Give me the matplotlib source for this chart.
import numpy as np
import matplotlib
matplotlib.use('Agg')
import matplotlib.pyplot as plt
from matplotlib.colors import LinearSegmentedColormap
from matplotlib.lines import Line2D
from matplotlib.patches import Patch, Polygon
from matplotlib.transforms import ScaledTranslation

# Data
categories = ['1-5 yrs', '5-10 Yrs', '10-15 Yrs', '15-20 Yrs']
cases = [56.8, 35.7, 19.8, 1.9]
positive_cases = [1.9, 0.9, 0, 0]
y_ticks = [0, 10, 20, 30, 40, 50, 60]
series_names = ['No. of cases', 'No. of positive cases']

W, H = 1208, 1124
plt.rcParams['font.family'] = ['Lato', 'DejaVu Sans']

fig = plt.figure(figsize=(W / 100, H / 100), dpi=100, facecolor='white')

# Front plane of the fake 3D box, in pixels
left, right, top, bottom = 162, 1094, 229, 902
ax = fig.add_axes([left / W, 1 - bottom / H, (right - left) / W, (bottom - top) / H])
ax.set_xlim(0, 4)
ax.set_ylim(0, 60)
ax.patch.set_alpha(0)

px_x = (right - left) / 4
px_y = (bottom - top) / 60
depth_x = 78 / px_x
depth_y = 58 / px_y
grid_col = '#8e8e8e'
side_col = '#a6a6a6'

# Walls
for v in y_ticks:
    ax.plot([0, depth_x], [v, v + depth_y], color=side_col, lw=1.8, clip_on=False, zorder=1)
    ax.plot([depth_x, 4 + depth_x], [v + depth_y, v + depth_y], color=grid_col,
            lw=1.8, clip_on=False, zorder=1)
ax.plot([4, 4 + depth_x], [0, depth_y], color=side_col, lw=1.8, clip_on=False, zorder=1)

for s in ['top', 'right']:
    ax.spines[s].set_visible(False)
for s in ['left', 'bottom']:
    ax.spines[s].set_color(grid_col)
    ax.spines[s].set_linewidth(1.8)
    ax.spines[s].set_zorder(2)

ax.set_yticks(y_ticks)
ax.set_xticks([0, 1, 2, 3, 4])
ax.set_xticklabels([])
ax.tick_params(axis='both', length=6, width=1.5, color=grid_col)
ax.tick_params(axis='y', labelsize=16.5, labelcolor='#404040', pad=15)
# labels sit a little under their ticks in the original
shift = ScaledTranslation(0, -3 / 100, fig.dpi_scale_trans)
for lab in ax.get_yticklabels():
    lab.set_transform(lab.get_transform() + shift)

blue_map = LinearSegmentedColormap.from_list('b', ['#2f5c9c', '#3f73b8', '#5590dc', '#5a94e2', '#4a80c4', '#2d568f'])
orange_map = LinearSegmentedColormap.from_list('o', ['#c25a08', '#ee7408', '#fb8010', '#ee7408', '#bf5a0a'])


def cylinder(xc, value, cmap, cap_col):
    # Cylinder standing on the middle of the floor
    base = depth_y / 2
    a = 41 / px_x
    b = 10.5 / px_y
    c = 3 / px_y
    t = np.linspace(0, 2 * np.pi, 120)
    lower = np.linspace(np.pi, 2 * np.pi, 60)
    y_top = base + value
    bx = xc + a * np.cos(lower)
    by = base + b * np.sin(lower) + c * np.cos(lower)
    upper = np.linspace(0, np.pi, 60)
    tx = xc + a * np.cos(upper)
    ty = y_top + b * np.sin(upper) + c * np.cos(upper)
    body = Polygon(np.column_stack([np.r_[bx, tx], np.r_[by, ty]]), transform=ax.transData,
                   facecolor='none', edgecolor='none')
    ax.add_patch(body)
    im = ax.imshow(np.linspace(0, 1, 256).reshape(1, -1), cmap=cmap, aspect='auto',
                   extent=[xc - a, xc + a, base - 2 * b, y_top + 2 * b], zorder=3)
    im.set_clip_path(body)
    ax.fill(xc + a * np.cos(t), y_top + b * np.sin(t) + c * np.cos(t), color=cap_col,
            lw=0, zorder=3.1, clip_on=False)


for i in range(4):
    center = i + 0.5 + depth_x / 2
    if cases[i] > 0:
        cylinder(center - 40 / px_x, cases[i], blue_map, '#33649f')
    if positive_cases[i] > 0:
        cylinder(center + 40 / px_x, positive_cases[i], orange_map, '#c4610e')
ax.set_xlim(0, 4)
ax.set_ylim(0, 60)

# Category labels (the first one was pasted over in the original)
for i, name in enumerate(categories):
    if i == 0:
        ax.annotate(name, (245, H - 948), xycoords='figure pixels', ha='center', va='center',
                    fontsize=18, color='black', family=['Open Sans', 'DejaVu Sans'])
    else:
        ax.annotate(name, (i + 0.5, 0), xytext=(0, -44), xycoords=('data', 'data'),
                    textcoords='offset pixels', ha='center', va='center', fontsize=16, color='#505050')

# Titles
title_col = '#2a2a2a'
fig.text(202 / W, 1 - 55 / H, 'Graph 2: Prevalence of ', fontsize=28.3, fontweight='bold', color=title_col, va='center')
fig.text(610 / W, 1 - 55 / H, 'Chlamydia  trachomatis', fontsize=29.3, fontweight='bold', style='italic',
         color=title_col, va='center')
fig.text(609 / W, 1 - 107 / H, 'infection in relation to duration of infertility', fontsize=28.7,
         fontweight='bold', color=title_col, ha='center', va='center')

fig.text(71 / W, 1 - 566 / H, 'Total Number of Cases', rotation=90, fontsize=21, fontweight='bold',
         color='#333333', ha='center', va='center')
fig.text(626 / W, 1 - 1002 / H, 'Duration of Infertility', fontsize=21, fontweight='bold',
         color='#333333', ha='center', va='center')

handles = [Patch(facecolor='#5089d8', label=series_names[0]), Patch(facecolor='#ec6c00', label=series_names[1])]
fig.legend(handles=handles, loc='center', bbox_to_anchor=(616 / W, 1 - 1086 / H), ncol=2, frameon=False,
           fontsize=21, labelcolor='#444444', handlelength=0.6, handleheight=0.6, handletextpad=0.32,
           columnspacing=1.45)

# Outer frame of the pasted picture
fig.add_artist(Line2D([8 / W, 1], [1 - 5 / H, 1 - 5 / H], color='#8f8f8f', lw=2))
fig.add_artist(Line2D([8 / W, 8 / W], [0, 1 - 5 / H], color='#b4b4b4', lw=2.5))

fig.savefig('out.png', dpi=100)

------

WHAT IS BEING ASKED ::
Quote only the stretch of lines that starts the data above and ends with the line containing "plt.rcParams['font.family'] = ['Lato', 'DejaVu", both included.

EXERCISE RESPONSE ::
Give me the matplotlib source for this chart.
import numpy as np
import matplotlib
matplotlib.use('Agg')
import matplotlib.pyplot as plt
from matplotlib.colors import LinearSegmentedColormap
from matplotlib.lines import Line2D
from matplotlib.patches import Patch, Polygon
from matplotlib.transforms import ScaledTranslation

# Data
categories = ['1-5 yrs', '5-10 Yrs', '10-15 Yrs', '15-20 Yrs']
cases = [56.8, 35.7, 19.8, 1.9]
positive_cases = [1.9, 0.9, 0, 0]
y_ticks = [0, 10, 20, 30, 40, 50, 60]
series_names = ['No. of cases', 'No. of positive cases']

W, H = 1208, 1124
plt.rcParams['font.family'] = ['Lato', 'DejaVu Sans']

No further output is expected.